As you can see, it’s been a week since my last post on this intended-to-be-daily platform. Sigh.
Part of the idea behind this journal is that it’s an exercise in keeping my transition top-of-mind. It’s easy for day to day stuff to push into my consciousness and sort of crowd out my long-term intentions.
Transition is definitely a long-term intention.
I’m in my third week on HRT. I’m beginning to feel its effects, but it’s really just getting started. When I’ve been doing it for six months or a year, that’s when I’ll really, I think, see changes. So for now, it’s just doing it, and waiting.
Basically, I’ve got to be doing this for six months before insurance will start with electrolysis; then I’ve got some unknown period of hair removal before I can think about Facial Feminization Surgery, and then sometime in the distant future I can start thinking about Sex Reassignment Surgery (the one people mean when they say “surgery” in reference to trans people).
One of the things I can do while I’m waiting to see what estrogen does to my body is work on skills. There are so many skills associated with being a woman that most women have learned starting sometime when they were toddlers, so the skill levels I’m trying to fit in with here are actually pretty high.
Makeup is a big one. There’s so much to know and so many skills to develop. I’ve never been much of a visual artist, so I’m having to get some foundation in color theory, in the ideas of light and shadow, in everything.
I’ve never liked the way my face looked. I always just put this up to being basically ugly, but as I’m approaching this process I’m sort of coming to terms with the fact that the way I feel looking in the mirror falls into the category of things people are referring to when they talk about “disphoria.”
When I think about disphoria I think about trans men talking about their penis or trans women talking about their breasts, and I never really had the revulsion for my own body parts that that seems to imply, but taking a little more time to think about it, my disphoria expresses itself in other ways.
As you can probably tell from my previous post, I’m self-consious about my height. Actually, it goes beyond that: it seems… not part of me, weirdly. I was always a small, short kid, and then my freshman year in high school I grew a foot over the course of the school year. It’s never actually seemed real to me; somewhere in the back of my head, I’m still the small kid.

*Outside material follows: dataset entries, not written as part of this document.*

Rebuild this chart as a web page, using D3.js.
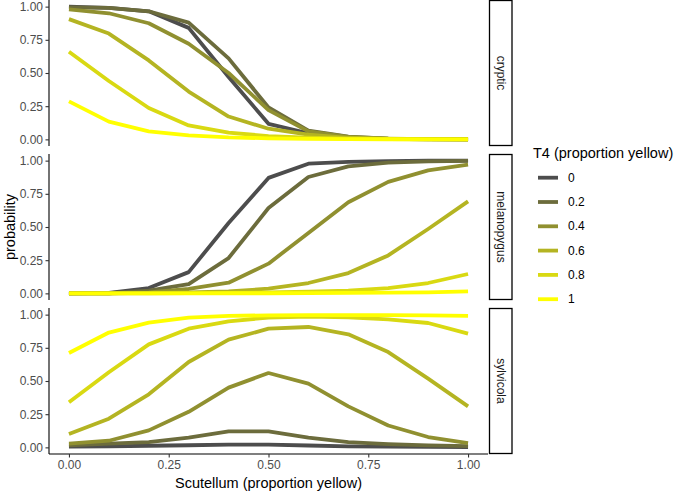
<!DOCTYPE html>
<html><head><meta charset="utf-8">
<script src="https://cdn.jsdelivr.net/npm/d3@7"></script>
<style>body{margin:0;background:#fff}svg{display:block;font-family:"Liberation Sans",Arial,sans-serif}</style>
</head><body><svg id="c" width="685" height="491"></svg>
<script>
const xValues = [0,0.1,0.2,0.3,0.4,0.5,0.6,0.7,0.8,0.9,1];
const t4Levels = ["0","0.2","0.4","0.6","0.8","1"];
const t4Colors = ["#4d4d4d","#6c6c3c","#909030","#b4b422","#d9d912","#ffff00"];
const facets = ["cryptic","melanopygus","sylvicola"];
const xTicks = [0,0.25,0.5,0.75,1];
const yTicks = [0,0.25,0.5,0.75,1];

const cryptic = [
  [1.00,0.99,0.965,0.84,0.47,0.117,0.046,0.012,0.003,0.001,0],
  [0.995,0.99,0.965,0.88,0.61,0.24,0.065,0.02,0.005,0.002,0.001],
  [0.98,0.95,0.875,0.72,0.50,0.22,0.06,0.018,0.005,0.002,0.001],
  [0.906,0.797,0.595,0.36,0.172,0.08,0.035,0.012,0.005,0.002,0.001],
  [0.66,0.44,0.236,0.105,0.05,0.025,0.012,0.005,0.002,0.001,0],
  [0.286,0.134,0.06,0.03,0.015,0.008,0.004,0.002,0.001,0,0]
];
const melanopygus = [
  [0,0.003,0.04,0.16,0.53,0.87,0.977,0.99,0.996,0.999,1],
  [0,0.001,0.02,0.07,0.266,0.643,0.877,0.957,0.985,0.995,0.998],
  [0,0,0.008,0.033,0.08,0.224,0.455,0.686,0.84,0.927,0.97],
  [0,0,0.003,0.008,0.015,0.035,0.078,0.153,0.286,0.485,0.693],
  [0,0,0,0.002,0.004,0.007,0.012,0.02,0.04,0.078,0.146],
  [0,0,0,0,0.001,0.001,0.002,0.003,0.005,0.008,0.015]
];
const sylvicola = [
  [0.005,0.008,0.012,0.016,0.02,0.02,0.014,0.008,0.005,0.003,0.002],
  [0.015,0.028,0.04,0.073,0.12,0.12,0.073,0.04,0.025,0.015,0.01],
  [0.028,0.05,0.128,0.268,0.45,0.56,0.48,0.309,0.165,0.078,0.032],
  [0.1,0.216,0.40,0.643,0.812,0.894,0.907,0.852,0.718,0.518,0.309],
  [0.34,0.566,0.776,0.894,0.95,0.978,0.985,0.98,0.965,0.937,0.857],
  [0.711,0.865,0.94,0.978,0.99,0.995,0.997,0.997,0.996,0.994,0.99]
];
const facetData = [cryptic, melanopygus, sylvicola];

const svg = d3.select("#c");
const color = d3.scaleOrdinal().domain(t4Levels).range(t4Colors);

const left = 49, right = 488;
const panelTops = [0, 154, 308], panelH = 146;
const x = d3.scaleLinear().domain([-0.05,1.05]).range([left,right]);

facets.forEach((f, fi) => {
  const top = panelTops[fi];
  const y = d3.scaleLinear().domain([-0.05,1.05]).range([top+panelH, top]);
  const g = svg.append("g");
  const line = d3.line().x((d,i)=>x(xValues[i])).y(d=>y(d));
  facetData[fi].forEach((vals, si) => {
    g.append("path").attr("d", line(vals)).attr("fill","none")
      .attr("stroke", color(t4Levels[si])).attr("stroke-width",3.8)
      .attr("stroke-linejoin","round").attr("stroke-linecap","butt");
  });
  const ya = g.append("g").attr("transform",`translate(${left},0)`)
    .call(d3.axisLeft(y).tickValues(yTicks).tickFormat(d3.format(".2f")).tickSize(3.5).tickPadding(2.5));
  ya.select(".domain").attr("stroke","#000").attr("stroke-width",1.1).attr("d",`M0,${top}V${top+panelH}`);
  ya.selectAll(".tick line").attr("stroke","#333").attr("stroke-width",1.1);
  ya.selectAll(".tick text").attr("fill","#4d4d4d").style("font-size","12px").style("font-family","Liberation Sans, Arial, sans-serif");
  g.append("rect").attr("x",489.5).attr("y",top+0.5).attr("width",22.5).attr("height",panelH-1)
    .attr("fill","#fff").attr("stroke","#000").attr("stroke-width",1.3);
  g.append("text").attr("transform",`translate(501,${top+panelH/2}) rotate(90)`)
    .attr("text-anchor","middle").attr("dominant-baseline","central")
    .attr("fill","#1a1a1a").style("font-size","12px").text(f);
  if (fi === facets.length-1) {
    const xa = g.append("g").attr("transform",`translate(0,${top+panelH})`)
      .call(d3.axisBottom(x).tickValues(xTicks).tickFormat(d3.format(".2f")).tickSize(3.5).tickPadding(2.5));
    xa.select(".domain").attr("stroke","#000").attr("stroke-width",1.1).attr("d",`M${left},0H${right}`);
    xa.selectAll(".tick line").attr("stroke","#333").attr("stroke-width",1.1);
    xa.selectAll(".tick text").attr("fill","#4d4d4d").style("font-size","12px").style("font-family","Liberation Sans, Arial, sans-serif");
  }
});

svg.append("text").attr("x",(left+right)/2).attr("y",488).attr("text-anchor","middle")
  .style("font-size","14.5px").attr("fill","#000").text("Scutellum (proportion yellow)");
svg.append("text").attr("transform",`translate(10,${(panelTops[0]+panelTops[2]+panelH)/2}) rotate(-90)`)
  .attr("text-anchor","middle").attr("dominant-baseline","central")
  .style("font-size","14.5px").attr("fill","#000").text("probability");

const lg = svg.append("g");
lg.append("text").attr("x",533).attr("y",158).style("font-size","14.5px").attr("fill","#000").text("T4 (proportion yellow)");
t4Levels.forEach((lv,i)=>{
  const yy = 177.7 + i*24.3;
  lg.append("line").attr("x1",538).attr("x2",558).attr("y1",yy).attr("y2",yy)
    .attr("stroke",color(lv)).attr("stroke-width",3.8);
  lg.append("text").attr("x",568).attr("y",yy).attr("dominant-baseline","central")
    .style("font-size","12px").attr("fill","#000").text(lv);
});
</script></body></html>
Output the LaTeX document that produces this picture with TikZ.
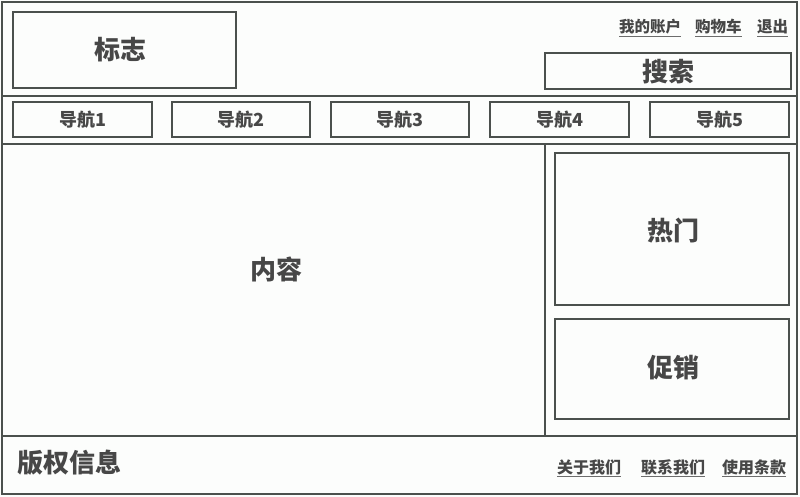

Likewise my breadth: I have broad shoulders and a barrel chest. I can get really, really fat before my gut is bigger than my chest — in part because my body tends to spread fat around pretty evenly, so my chest gets bigger along with everything else.
A long time ago, when I’d gotten really out of shape and was just starting to try to get back in shape, I was running on the treadmill at the YMCA and a guy came up and grinned and was like, “Hey, man, it’s good to see a big guy who can run, the [local pro football team] could probably use you.” The joke, of course, being that [local pro football team] was doing pretty badly that year.
In addition to my general size, I just don’t like the way I look. I’ve worn a beard most of my adult life, partly out of laziness — trimming a beard once a week is way easier than shaving every day — but a lot from the fact that my beard basically covered the lower half of my face, which I don’t like and find sort of shocking every time I look in the mirror.
My ex gave me the advice that I could get used to the way I look by taking regular selfies: Taking the time to look at myself from different angles, find the ones that show off my attractive features and hide my unattractive ones.
I put a lot of work into finding the good angles for my bearded face, and finally I managed to see what it was people saw when they complimented me.
I haven’t at all managed that with my beardless face.
As you transition, you’re encouraged to “see the girl” in the mirror, to try and find the vision of yourself as a woman reflected in your own features. You try out makeup, you play with hair, you pluck your eyebrows; one of the gender presentation people I talked to said your first year of transition was basically your chance to be a five-year-old girl playing dressup.
I have never seen that five year old girl in makeup when I look in the mirror; mostly when I try to put on a face, I end up looking like an undead clown.
HRT is supposed to help. Facial feminization surgery is supposed to help. Losing a lot more weight should help. But for now, I don’t really look in mirrors, except for first thing in the morning, when I’m doing the depilation-and-teeth-polishing rituals.
I’m pretty sure I’m never going to be beautiful — if nothing else, the fact that I’m transitioning as late as I am means that I’ve had to come to terms with the fact that I’m basically opting for a woman’s old age, rather than youth or middle age — but at some point I hope to look a little more like an ugly woman instead of an ugly man.